Quote the listing below in full and exactly as written, but omit every picture.
>> begin Data section
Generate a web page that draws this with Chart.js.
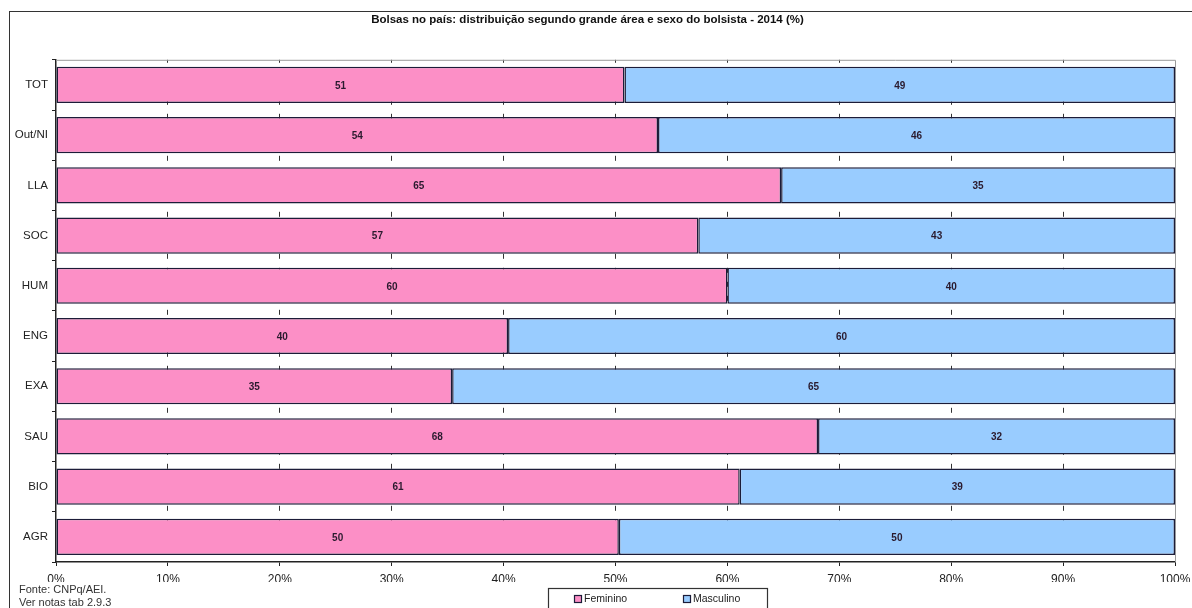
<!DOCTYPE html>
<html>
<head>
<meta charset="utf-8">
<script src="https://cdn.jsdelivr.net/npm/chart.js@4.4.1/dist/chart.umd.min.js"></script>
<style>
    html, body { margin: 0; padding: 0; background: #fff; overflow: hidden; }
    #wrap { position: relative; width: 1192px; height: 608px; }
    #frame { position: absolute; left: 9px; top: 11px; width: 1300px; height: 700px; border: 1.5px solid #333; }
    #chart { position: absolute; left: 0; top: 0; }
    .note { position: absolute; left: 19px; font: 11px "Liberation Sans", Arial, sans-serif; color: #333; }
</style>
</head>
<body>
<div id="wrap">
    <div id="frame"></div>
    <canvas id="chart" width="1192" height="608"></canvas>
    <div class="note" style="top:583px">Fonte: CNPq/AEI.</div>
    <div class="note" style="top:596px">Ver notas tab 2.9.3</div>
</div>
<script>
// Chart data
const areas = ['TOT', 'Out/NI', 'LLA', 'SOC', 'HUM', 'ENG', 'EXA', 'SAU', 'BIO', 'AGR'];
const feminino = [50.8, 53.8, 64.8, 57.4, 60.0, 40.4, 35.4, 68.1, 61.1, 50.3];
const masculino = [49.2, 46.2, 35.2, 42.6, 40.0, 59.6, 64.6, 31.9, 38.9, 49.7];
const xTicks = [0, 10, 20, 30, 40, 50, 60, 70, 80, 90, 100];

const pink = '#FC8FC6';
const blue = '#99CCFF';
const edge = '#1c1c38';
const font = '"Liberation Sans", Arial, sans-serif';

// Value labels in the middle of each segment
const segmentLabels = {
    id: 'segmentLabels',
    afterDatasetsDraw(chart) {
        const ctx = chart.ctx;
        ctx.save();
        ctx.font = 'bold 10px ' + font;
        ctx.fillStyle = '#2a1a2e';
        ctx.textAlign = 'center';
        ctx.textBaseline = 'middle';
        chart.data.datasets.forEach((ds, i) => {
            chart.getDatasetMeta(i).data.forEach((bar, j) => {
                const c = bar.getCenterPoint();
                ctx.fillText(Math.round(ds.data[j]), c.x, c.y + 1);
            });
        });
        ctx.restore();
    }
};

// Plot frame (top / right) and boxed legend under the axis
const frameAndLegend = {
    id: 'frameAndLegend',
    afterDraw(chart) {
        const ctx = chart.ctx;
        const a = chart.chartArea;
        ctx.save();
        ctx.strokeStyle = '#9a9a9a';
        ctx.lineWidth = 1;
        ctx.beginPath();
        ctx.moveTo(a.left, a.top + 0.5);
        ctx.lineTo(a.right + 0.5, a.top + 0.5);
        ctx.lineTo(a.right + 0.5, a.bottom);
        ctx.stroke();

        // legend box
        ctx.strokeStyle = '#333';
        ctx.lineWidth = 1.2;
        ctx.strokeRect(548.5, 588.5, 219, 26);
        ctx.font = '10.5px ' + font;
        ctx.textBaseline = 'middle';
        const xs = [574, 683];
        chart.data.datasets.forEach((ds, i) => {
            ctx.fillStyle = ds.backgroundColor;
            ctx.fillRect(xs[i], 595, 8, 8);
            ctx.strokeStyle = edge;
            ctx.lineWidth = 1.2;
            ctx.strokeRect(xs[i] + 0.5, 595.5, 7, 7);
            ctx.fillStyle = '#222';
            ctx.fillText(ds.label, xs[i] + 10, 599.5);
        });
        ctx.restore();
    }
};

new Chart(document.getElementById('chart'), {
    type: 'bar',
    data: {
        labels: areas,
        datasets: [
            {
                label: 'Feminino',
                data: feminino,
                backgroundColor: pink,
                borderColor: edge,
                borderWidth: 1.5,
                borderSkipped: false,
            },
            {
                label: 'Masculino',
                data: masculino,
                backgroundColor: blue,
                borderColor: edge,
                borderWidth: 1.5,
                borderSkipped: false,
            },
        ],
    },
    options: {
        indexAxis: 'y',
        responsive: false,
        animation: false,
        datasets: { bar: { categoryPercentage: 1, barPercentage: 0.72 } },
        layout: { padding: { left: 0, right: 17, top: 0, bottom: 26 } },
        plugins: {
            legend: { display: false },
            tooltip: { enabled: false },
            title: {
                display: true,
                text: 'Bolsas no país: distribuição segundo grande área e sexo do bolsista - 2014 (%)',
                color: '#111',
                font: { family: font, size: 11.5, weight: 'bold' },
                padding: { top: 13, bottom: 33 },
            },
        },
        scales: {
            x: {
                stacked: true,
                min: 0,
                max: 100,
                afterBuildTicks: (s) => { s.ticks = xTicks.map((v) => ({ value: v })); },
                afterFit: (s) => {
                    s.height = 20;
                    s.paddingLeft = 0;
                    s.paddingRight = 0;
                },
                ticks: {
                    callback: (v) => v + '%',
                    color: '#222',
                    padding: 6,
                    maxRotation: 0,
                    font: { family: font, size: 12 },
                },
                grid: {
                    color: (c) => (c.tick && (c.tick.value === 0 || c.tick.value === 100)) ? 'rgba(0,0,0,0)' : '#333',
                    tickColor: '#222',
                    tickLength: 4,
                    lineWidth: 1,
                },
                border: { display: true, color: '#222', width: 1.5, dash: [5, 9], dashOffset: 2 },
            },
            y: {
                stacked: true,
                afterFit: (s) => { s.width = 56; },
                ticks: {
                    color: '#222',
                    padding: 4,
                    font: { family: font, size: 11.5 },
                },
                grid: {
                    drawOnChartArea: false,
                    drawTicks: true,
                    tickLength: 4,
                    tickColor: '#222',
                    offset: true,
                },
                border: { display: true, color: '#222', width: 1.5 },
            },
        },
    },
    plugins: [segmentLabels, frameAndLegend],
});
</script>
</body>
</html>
>> end Data section
_Solution_
Generate a web page that draws this with Chart.js.
<!DOCTYPE html>
<html>
<head>
<meta charset="utf-8">
<script src="https://cdn.jsdelivr.net/npm/chart.js@4.4.1/dist/chart.umd.min.js"></script>
<style>
    html, body { margin: 0; padding: 0; background: #fff; overflow: hidden; }
    #wrap { position: relative; width: 1192px; height: 608px; }
    #frame { position: absolute; left: 9px; top: 11px; width: 1300px; height: 700px; border: 1.5px solid #333; }
    #chart { position: absolute; left: 0; top: 0; }
    .note { position: absolute; left: 19px; font: 11px "Liberation Sans", Arial, sans-serif; color: #333; }
</style>
</head>
<body>
<div id="wrap">
    <div id="frame"></div>
    <canvas id="chart" width="1192" height="608"></canvas>
    <div class="note" style="top:583px">Fonte: CNPq/AEI.</div>
    <div class="note" style="top:596px">Ver notas tab 2.9.3</div>
</div>
<script>
// Chart data
const areas = ['TOT', 'Out/NI', 'LLA', 'SOC', 'HUM', 'ENG', 'EXA', 'SAU', 'BIO', 'AGR'];
const feminino = [50.8, 53.8, 64.8, 57.4, 60.0, 40.4, 35.4, 68.1, 61.1, 50.3];
const masculino = [49.2, 46.2, 35.2, 42.6, 40.0, 59.6, 64.6, 31.9, 38.9, 49.7];
const xTicks = [0, 10, 20, 30, 40, 50, 60, 70, 80, 90, 100];

const pink = '#FC8FC6';
const blue = '#99CCFF';
const edge = '#1c1c38';
const font = '"Liberation Sans", Arial, sans-serif';

// Value labels in the middle of each segment
const segmentLabels = {
    id: 'segmentLabels',
    afterDatasetsDraw(chart) {
        const ctx = chart.ctx;
        ctx.save();
        ctx.font = 'bold 10px ' + font;
        ctx.fillStyle = '#2a1a2e';
        ctx.textAlign = 'center';
        ctx.textBaseline = 'middle';
        chart.data.datasets.forEach((ds, i) => {
            chart.getDatasetMeta(i).data.forEach((bar, j) => {
                const c = bar.getCenterPoint();
                ctx.fillText(Math.round(ds.data[j]), c.x, c.y + 1);
            });
        });
        ctx.restore();
    }
};

// Plot frame (top / right) and boxed legend under the axis
const frameAndLegend = {
    id: 'frameAndLegend',
    afterDraw(chart) {
        const ctx = chart.ctx;
        const a = chart.chartArea;
        ctx.save();
        ctx.strokeStyle = '#9a9a9a';
        ctx.lineWidth = 1;
        ctx.beginPath();
        ctx.moveTo(a.left, a.top + 0.5);
        ctx.lineTo(a.right + 0.5, a.top + 0.5);
        ctx.lineTo(a.right + 0.5, a.bottom);
        ctx.stroke();

        // legend box
        ctx.strokeStyle = '#333';
        ctx.lineWidth = 1.2;
        ctx.strokeRect(548.5, 588.5, 219, 26);
        ctx.font = '10.5px ' + font;
        ctx.textBaseline = 'middle';
        const xs = [574, 683];
        chart.data.datasets.forEach((ds, i) => {
            ctx.fillStyle = ds.backgroundColor;
            ctx.fillRect(xs[i], 595, 8, 8);
            ctx.strokeStyle = edge;
            ctx.lineWidth = 1.2;
            ctx.strokeRect(xs[i] + 0.5, 595.5, 7, 7);
            ctx.fillStyle = '#222';
            ctx.fillText(ds.label, xs[i] + 10, 599.5);
        });
        ctx.restore();
    }
};

new Chart(document.getElementById('chart'), {
    type: 'bar',
    data: {
        labels: areas,
        datasets: [
            {
                label: 'Feminino',
                data: feminino,
                backgroundColor: pink,
                borderColor: edge,
                borderWidth: 1.5,
                borderSkipped: false,
            },
            {
                label: 'Masculino',
                data: masculino,
                backgroundColor: blue,
                borderColor: edge,
                borderWidth: 1.5,
                borderSkipped: false,
            },
        ],
    },
    options: {
        indexAxis: 'y',
        responsive: false,
        animation: false,
        datasets: { bar: { categoryPercentage: 1, barPercentage: 0.72 } },
        layout: { padding: { left: 0, right: 17, top: 0, bottom: 26 } },
        plugins: {
            legend: { display: false },
            tooltip: { enabled: false },
            title: {
                display: true,
                text: 'Bolsas no país: distribuição segundo grande área e sexo do bolsista - 2014 (%)',
                color: '#111',
                font: { family: font, size: 11.5, weight: 'bold' },
                padding: { top: 13, bottom: 33 },
            },
        },
        scales: {
            x: {
                stacked: true,
                min: 0,
                max: 100,
                afterBuildTicks: (s) => { s.ticks = xTicks.map((v) => ({ value: v })); },
                afterFit: (s) => {
                    s.height = 20;
                    s.paddingLeft = 0;
                    s.paddingRight = 0;
                },
                ticks: {
                    callback: (v) => v + '%',
                    color: '#222',
                    padding: 6,
                    maxRotation: 0,
                    font: { family: font, size: 12 },
                },
                grid: {
                    color: (c) => (c.tick && (c.tick.value === 0 || c.tick.value === 100)) ? 'rgba(0,0,0,0)' : '#333',
                    tickColor: '#222',
                    tickLength: 4,
                    lineWidth: 1,
                },
                border: { display: true, color: '#222', width: 1.5, dash: [5, 9], dashOffset: 2 },
            },
            y: {
                stacked: true,
                afterFit: (s) => { s.width = 56; },
                ticks: {
                    color: '#222',
                    padding: 4,
                    font: { family: font, size: 11.5 },
                },
                grid: {
                    drawOnChartArea: false,
                    drawTicks: true,
                    tickLength: 4,
                    tickColor: '#222',
                    offset: true,
                },
                border: { display: true, color: '#222', width: 1.5 },
            },
        },
    },
    plugins: [segmentLabels, frameAndLegend],
});
</script>
</body>
</html>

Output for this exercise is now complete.